A few books finished/ DNFed I. The last couple of weeks.
80 The Importance of Being Ernest
A quick read between others- wittier than I anticipated- I’m not usually a big fan of punny/ farcical humour (Jeeves and Wooster leave me cold) but I quite enjoyed this with it’s clever dialogue. Light and frothy on the surface but with a little bite underneath.

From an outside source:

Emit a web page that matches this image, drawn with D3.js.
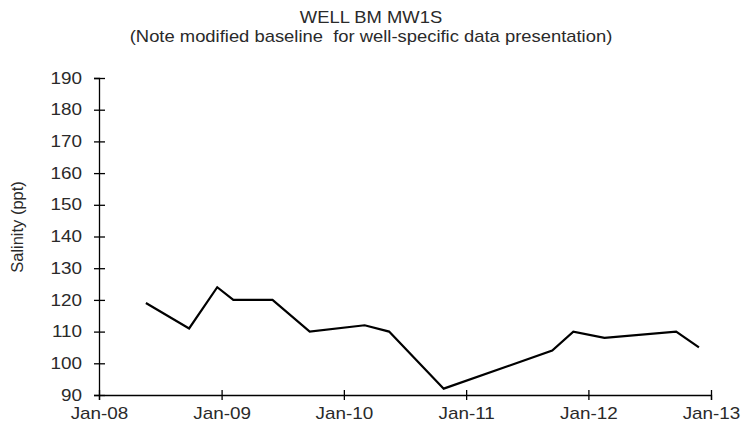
<!DOCTYPE html>
<html>
<head>
<meta charset="utf-8">
<script src="https://cdn.jsdelivr.net/npm/d3@7"></script>
<style>
  html, body { margin: 0; padding: 0; background: #fff; }
  svg { display: block; font-family: "Liberation Sans", Arial, sans-serif; }
  text { white-space: pre; }
</style>
</head>
<body>
<svg id="chart" width="743" height="430"></svg>
<script>
// Sampling dates and salinity readings for well BM MW1S
const sampleDates = [
  "2008-05-20", "2008-09-26", "2008-12-19", "2009-02-05", "2009-06-02",
  "2009-09-21", "2010-03-04", "2010-05-16", "2010-10-26", "2011-09-15",
  "2011-11-17", "2012-02-18", "2012-09-19", "2012-11-26"
];
const salinity = [119, 111, 124, 120, 120, 110, 112, 110, 92, 104, 110, 108, 110, 105];

const yTicks = [90, 100, 110, 120, 130, 140, 150, 160, 170, 180, 190];
const xTickDates = ["2008-01-01", "2009-01-01", "2010-01-01", "2011-01-01", "2012-01-01", "2013-01-01"];

const titleLines = ["WELL BM MW1S", "(Note modified baseline  for well-specific data presentation)"];
const yAxisTitle = "Salinity (ppt)";

const parse = d3.utcParse("%Y-%m-%d");
const fmt = d3.utcFormat("%b-%y");

const svg = d3.select("#chart");
const margin = { left: 99, right: 32, top: 78, bottom: 35 };
const W = 743, H = 430;

// Text is drawn slightly wide, like the original export's typeface
const stretch = 1.18;
const titleStretch = 1.15;
const textColor = "#2a2a2a";
const fontFamily = "'Liberation Sans', Arial, sans-serif";

const x = d3.scaleUtc()
  .domain([parse("2008-01-01"), parse("2013-01-01")])
  .range([margin.left, W - margin.right]);
const y = d3.scaleLinear()
  .domain([90, 190])
  .range([H - margin.bottom, margin.top]);

// Title
svg.selectAll("text.title")
  .data(titleLines)
  .join("text")
  .attr("class", "title")
  .attr("transform", (d, i) => `translate(371,${[23, 42][i]}) scale(${titleStretch},1)`)
  .attr("text-anchor", "middle")
  .attr("font-size", 16)
  .attr("fill", textColor)
  .text(d => d);

// Y axis
const yAxis = svg.append("g")
  .attr("transform", `translate(${margin.left},0)`)
  .call(d3.axisLeft(y).tickValues(yTicks).tickSize(5).tickPadding(12));
yAxis.select(".domain").attr("stroke", "#000").attr("stroke-width", 1.3);
yAxis.selectAll(".tick line").attr("x1", -5).attr("x2", 6).attr("stroke", "#000").attr("stroke-width", 1.3);
yAxis.selectAll(".tick text")
  .attr("x", -17 / stretch)
  .attr("transform", `scale(${stretch},1)`)
  .attr("font-size", 16).attr("fill", textColor).attr("font-family", fontFamily);

// X axis
const xAxis = svg.append("g")
  .attr("transform", `translate(0,${H - margin.bottom})`)
  .call(d3.axisBottom(x).tickValues(xTickDates.map(parse)).tickFormat(fmt).tickSize(5).tickPadding(8));
xAxis.select(".domain").attr("stroke", "#000").attr("stroke-width", 1.3);
xAxis.selectAll(".tick line").attr("y1", -5).attr("y2", 5).attr("stroke", "#000").attr("stroke-width", 1.3);
xAxis.selectAll(".tick text")
  .attr("transform", `scale(${stretch},1)`)
  .attr("font-size", 16).attr("fill", textColor).attr("font-family", fontFamily);

// Y axis title
svg.append("text")
  .attr("transform", `translate(23,227) rotate(-90) scale(1.03,1)`)
  .attr("text-anchor", "middle")
  .attr("font-size", 16)
  .attr("fill", textColor)
  .text(yAxisTitle);

// Salinity line
const points = sampleDates.map((d, i) => ({ date: parse(d), value: salinity[i] }));
const line = d3.line().x(d => x(d.date)).y(d => y(d.value));
svg.append("path")
  .datum(points)
  .attr("fill", "none")
  .attr("stroke", "#000")
  .attr("stroke-width", 2.2)
  .attr("stroke-linejoin", "miter")
  .attr("d", line);
</script>
</body>
</html>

81 A Farewell to Arms- Ernest Hemingway
A mixture of war story and love story set in Italy in the First World War. American Fred Henry is a volunteer in the Italian army and working in the ambulance service. He meets and falls in love with English nurse Catherine Barkley. This is my first (and probably last) Hemingway. The prose is very stylised- simplistic and childlike at times with a lot of repetition of vocabulary and sentence structure. The central romance is unconvincing especially in terms of the dialogue- Catherine is like a cardboard cutout. Hemingway’s misogyny is well known and it certainly shows in his writing. Not an author for me.
(DNF- The Traitor God- can’t remember the author. A free audible fantasy which started with a good voice but the plot failed to draw me in- I am I. A bit of a reading slump though so it may be me, rather than the book. I can’t remember if I mentioned I had also DNFed Self- Help, a short story collection by Lorrie Moore- I did like the stories but it was narrated by the author and she didn’t do them justice- I will try again with these on kindle/ paperback at some stage)
82 The Feminine Mystique- Betty Friedan
A feminist classic written in 1963 and very much focused on the US. It was very influential in its day. I read to 80% so am counting it as read but I did give up. I found it quite repetitive and far too focused on the white middle class- which in the civil rights era seemed strange to me. I believe it helped to kickstart a new era of women’s rights activism at the time which is why I read it, but I guess sometimes these books can’t generate the same interest in a modern day reader.
83 The Seven Husbands of Evelyn Hugo- Taylor Jenkins Reid
A movie star (reminiscent of Marilyn Munroe/ Elizabeth Taylor) tells the story of her life to a biographer, from starlet in the 1950s to Oscar winner in the 80s, then obscurity after that. Evelyn’s story was enjoyable and sad, though it flagged a little in the middle. I loved Harry. The biographer’s story was bland and I had no investment in her as a character. Still, a diverting read.
I’m hoping my next book (Kala by Colin Walsh) gets me out of this slump!